**Provided data**
>>>

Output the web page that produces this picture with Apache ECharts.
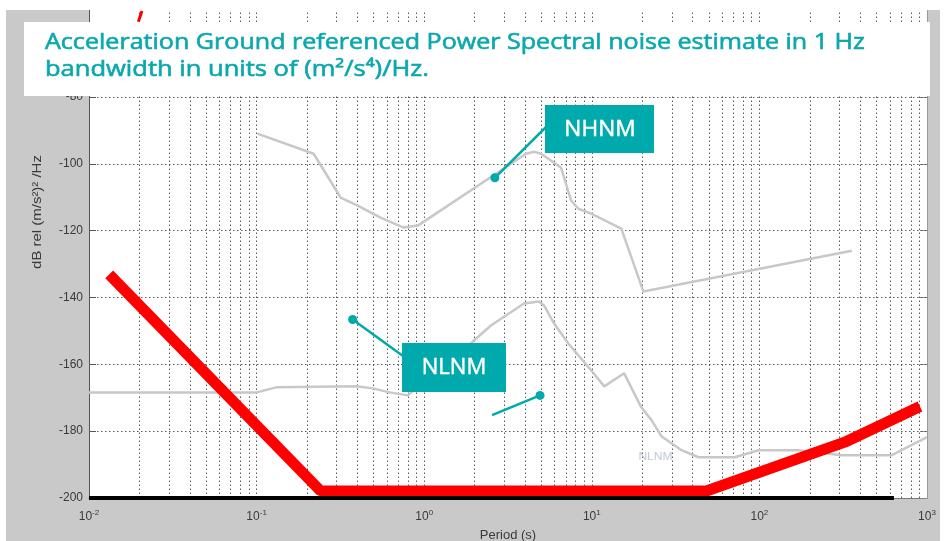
<!DOCTYPE html>
<html><head><meta charset="utf-8">
<script src="https://cdn.jsdelivr.net/npm/echarts@6/dist/echarts.min.js"></script>
<style>html,body{margin:0;padding:0;background:#fff}#c{width:949px;height:541px}</style>
</head><body><div id="c"></div>
<script>
// ---- data ----
const xTickValues = [0.01, 0.1, 1, 10, 100, 1000];
const yTickValues = [-200, -180, -160, -140, -120, -100, -80, -60];
const hGridDb = [-180, -160, -140, -120, -100, -80, -60];
const decades = [-2, -1, 0, 1, 2];
const minorMultipliers = [1, 2, 3, 4, 5, 6, 7, 8, 9];

const nhnmPeriod = [0.101, 0.219, 0.317, 0.401, 0.549, 0.755, 0.916, 4.05, 4.52, 4.98, 5.96, 6.56, 7.53, 8.29, 9.91, 15.0, 20.3, 356];
const nhnmDb     = [-91.0, -97.0, -110.1, -112.5, -116.1, -119.1, -118.5, -97.0, -96.4, -97.0, -99.7, -101.2, -111.0, -113.4, -114.9, -119.4, -138.2, -126.0];

const nlnmPeriod = [0.01, 0.0997, 0.131, 0.395, 0.493, 0.622, 0.798, 1.90, 2.50, 3.94, 4.84, 5.19, 5.96, 7.22, 9.91, 11.86, 15.6, 19.7, 22.7, 26.0, 34.3, 43.3, 71.1, 98.9, 171, 310, 618, 1000];
const nlnmDb     = [-168.4, -168.4, -166.9, -166.6, -167.2, -168.4, -169.3, -153.7, -148.4, -141.8, -141.2, -142.4, -147.8, -153.7, -161.8, -166.6, -162.7, -172.8, -176.7, -181.5, -185.7, -187.8, -187.8, -185.7, -185.7, -187.2, -187.2, -181.8];

const modelPeriod = [0.0132, 0.241, 48.3, 323, 908];
const modelDb     = [-133.1, -197.9, -197.9, -183.3, -172.6];

const floorPeriod = [0.01, 635];
const floorDb     = [-200, -200];

const topMarkPeriod = [0.0197, 0.0207];
const topMarkDb     = [-57.5, -54.3];

// annotation anchors (data coordinates)
const nhnmDot = [2.64, -104.2];
const nlnmDot1 = [0.374, -146.6];
const nlnmDot2 = [4.91, -169.3];
const nlnmTail = [2.54, -175.2];
const faintLabelPos = [24.0, -187.8];

const titleLines = ['Acceleration Ground referenced Power Spectral noise estimate in 1 Hz', 'bandwidth in units of (m²/s⁴)/Hz.'];
const xName = 'Period (s)';
const yName = 'dB rel (m/s²)² /Hz';

// ---- build ----
const zip = (a, b) => a.map((v, i) => [v, b[i]]);
const vGrid = [];
decades.forEach(d => minorMultipliers.forEach(m => {
  const v = +(m * Math.pow(10, d)).toPrecision(6);
  if (v > 0.01 && v < 1000) vGrid.push(v);
}));

const chart = echarts.init(document.getElementById('c'));
const TEAL = '#00a9ac';
const GRIDDASH = { color: '#5a5a5a', width: 1, type: [1.5, 2.5] };
const tickFont = "'Liberation Sans', Arial, sans-serif";

chart.setOption({
  animation: false,
  backgroundColor: '#c9c9c9',
  grid: { left: 89, right: 22, top: 10, bottom: 43, show: true, backgroundColor: '#ffffff', borderWidth: 0 },
  xAxis: {
    type: 'log', logBase: 10, min: 0.01, max: 1000,
    axisLine: { show: true, lineStyle: { color: '#777', width: 1 } },
    axisTick: { show: false },
    splitLine: { show: false },
    axisLabel: {
      customValues: xTickValues,
      margin: 11,
      formatter: v => '{b|10}{s|' + Math.round(Math.log10(v)) + '}',
      rich: {
        b: { fontSize: 12, fontFamily: tickFont, color: '#3a3a3a' },
        s: { fontSize: 8, fontFamily: tickFont, color: '#3a3a3a', padding: [0, 0, 8, 0] }
      }
    }
  },
  yAxis: [{
    type: 'value', min: -200, max: -54,
    axisLine: { show: true, lineStyle: { color: '#555', width: 1 } },
    axisTick: { show: true, inside: true, length: 7, customValues: yTickValues, lineStyle: { color: '#555' } },
    splitLine: { show: false },
    axisLabel: { customValues: yTickValues, margin: 6, fontSize: 12, fontFamily: tickFont, color: '#3a3a3a' }
  }, {
    type: 'value', min: -200, max: -54, position: 'right',
    axisLine: { show: true, lineStyle: { color: '#999', width: 1 } },
    axisTick: { show: true, inside: true, length: 7, customValues: yTickValues, lineStyle: { color: '#888' } },
    splitLine: { show: false },
    axisLabel: { show: false }
  }],
  series: [
    {
      type: 'line', data: [], z: 1, silent: true,
      markLine: {
        z: 1, silent: true, symbol: ['none', 'none'], label: { show: false },
        lineStyle: GRIDDASH,
        data: vGrid.map(v => ({ xAxis: v })).concat(hGridDb.map(v => ({ yAxis: v })))
      }
    },
    { name: 'NHNM', type: 'line', z: 3, data: zip(nhnmPeriod, nhnmDb), symbol: 'none', lineStyle: { color: '#c8c8c8', width: 2.5 } },
    { name: 'NLNM', type: 'line', z: 3, data: zip(nlnmPeriod, nlnmDb), symbol: 'none', lineStyle: { color: '#c8c8c8', width: 2.5 } },
    { name: 'model', type: 'line', z: 4, data: zip(modelPeriod, modelDb), symbol: 'none', lineStyle: { color: '#ff0000', width: 11 } },
    { name: 'mark', type: 'line', z: 4, data: zip(topMarkPeriod, topMarkDb), symbol: 'none', lineStyle: { color: '#ff0000', width: 3 } },
    { name: 'floor', type: 'line', z: 5, clip: false, data: zip(floorPeriod, floorDb), symbol: 'none', lineStyle: { color: '#000000', width: 4 } }
  ]
});

const px = v => chart.convertToPixel({ gridIndex: 0 }, v);
const d0 = px(nhnmDot), d1 = px(nlnmDot1), d2 = px(nlnmDot2), t2 = px(nlnmTail), fl = px(faintLabelPos);
const titleFont = "'Open Sans', 'Noto Sans', sans-serif";
const titleStyle = { fontSize: 22, fontFamily: titleFont, fill: '#0aa8ad', stroke: '#0aa8ad', lineWidth: 0.6, verticalAlign: 'middle' };

chart.setOption({
  graphic: [
    // white page margins outside the figure
    { type: 'rect', z: 100, shape: { x: 0, y: 0, width: 949, height: 10 }, style: { fill: '#fff' } },
    { type: 'rect', z: 100, shape: { x: 0, y: 0, width: 6, height: 541 }, style: { fill: '#fff' } },
    { type: 'rect', z: 100, shape: { x: 940, y: 0, width: 9, height: 541 }, style: { fill: '#fff' } },
    // axis names
    { type: 'text', z: 50, x: 508, y: 535, style: { text: xName, fontSize: 13, fontFamily: tickFont, fill: '#3a3a3a', align: 'center', verticalAlign: 'middle' } },
    { type: 'text', z: 50, x: 37, y: 212, rotation: Math.PI / 2, scaleX: 1.15, style: { text: yName, fontSize: 13, fontFamily: tickFont, fill: '#3a3a3a', align: 'center', verticalAlign: 'middle' } },
    // faint in-plot label
    { type: 'text', z: 50, x: fl[0], y: fl[1], scaleX: 1.1, style: { text: 'NLNM', fontSize: 11, fontFamily: tickFont, fill: '#c2c9d8', align: 'center', verticalAlign: 'middle' } },
    // title box
    { type: 'rect', z: 100, shape: { x: 24, y: 22, width: 906, height: 74 }, style: { fill: '#fff' } },
    { type: 'text', z: 101, x: 45, y: 43, scaleX: 1.14, style: Object.assign({ text: titleLines[0] }, titleStyle) },
    { type: 'text', z: 101, x: 45, y: 70, scaleX: 1.16, style: Object.assign({ text: titleLines[1] }, titleStyle) },
    // NHNM callout
    { type: 'line', z: 90, shape: { x1: 546, y1: 127, x2: d0[0], y2: d0[1] }, style: { stroke: TEAL, lineWidth: 2.5 } },
    { type: 'circle', z: 91, shape: { cx: d0[0], cy: d0[1], r: 4.5 }, style: { fill: TEAL } },
    { type: 'rect', z: 92, shape: { x: 545, y: 105, width: 109, height: 48 }, style: { fill: TEAL } },
    { type: 'text', z: 93, x: 600, y: 130, scaleX: 1.08, style: { text: 'NHNM', fontSize: 21, fontFamily: titleFont, fill: '#fff', stroke: '#fff', lineWidth: 0.4, align: 'center', verticalAlign: 'middle' } },
    // NLNM callout
    { type: 'line', z: 90, shape: { x1: d1[0], y1: d1[1], x2: 403, y2: 356 }, style: { stroke: TEAL, lineWidth: 2.5 } },
    { type: 'circle', z: 91, shape: { cx: d1[0], cy: d1[1], r: 4.5 }, style: { fill: TEAL } },
    { type: 'line', z: 90, shape: { x1: t2[0], y1: t2[1], x2: d2[0], y2: d2[1] }, style: { stroke: TEAL, lineWidth: 2.5 } },
    { type: 'circle', z: 91, shape: { cx: d2[0], cy: d2[1], r: 4.5 }, style: { fill: TEAL } },
    { type: 'rect', z: 92, shape: { x: 402, y: 343, width: 104, height: 49 }, style: { fill: TEAL } },
    { type: 'text', z: 93, x: 454, y: 368, scaleX: 1.05, style: { text: 'NLNM', fontSize: 21, fontFamily: titleFont, fill: '#fff', stroke: '#fff', lineWidth: 0.4, align: 'center', verticalAlign: 'middle' } }
  ]
});
</script></body></html>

<<<

**What you have to do**
The lines from the top of the data above through the one holding "5, 6, 7, 8, 9];" are to be repeated exactly, and only those, with no pictures.

**Answer to this task**
Output the web page that produces this picture with Apache ECharts.
<!DOCTYPE html>
<html><head><meta charset="utf-8">
<script src="https://cdn.jsdelivr.net/npm/echarts@6/dist/echarts.min.js"></script>
<style>html,body{margin:0;padding:0;background:#fff}#c{width:949px;height:541px}</style>
</head><body><div id="c"></div>
<script>
// ---- data ----
const xTickValues = [0.01, 0.1, 1, 10, 100, 1000];
const yTickValues = [-200, -180, -160, -140, -120, -100, -80, -60];
const hGridDb = [-180, -160, -140, -120, -100, -80, -60];
const decades = [-2, -1, 0, 1, 2];
const minorMultipliers = [1, 2, 3, 4, 5, 6, 7, 8, 9];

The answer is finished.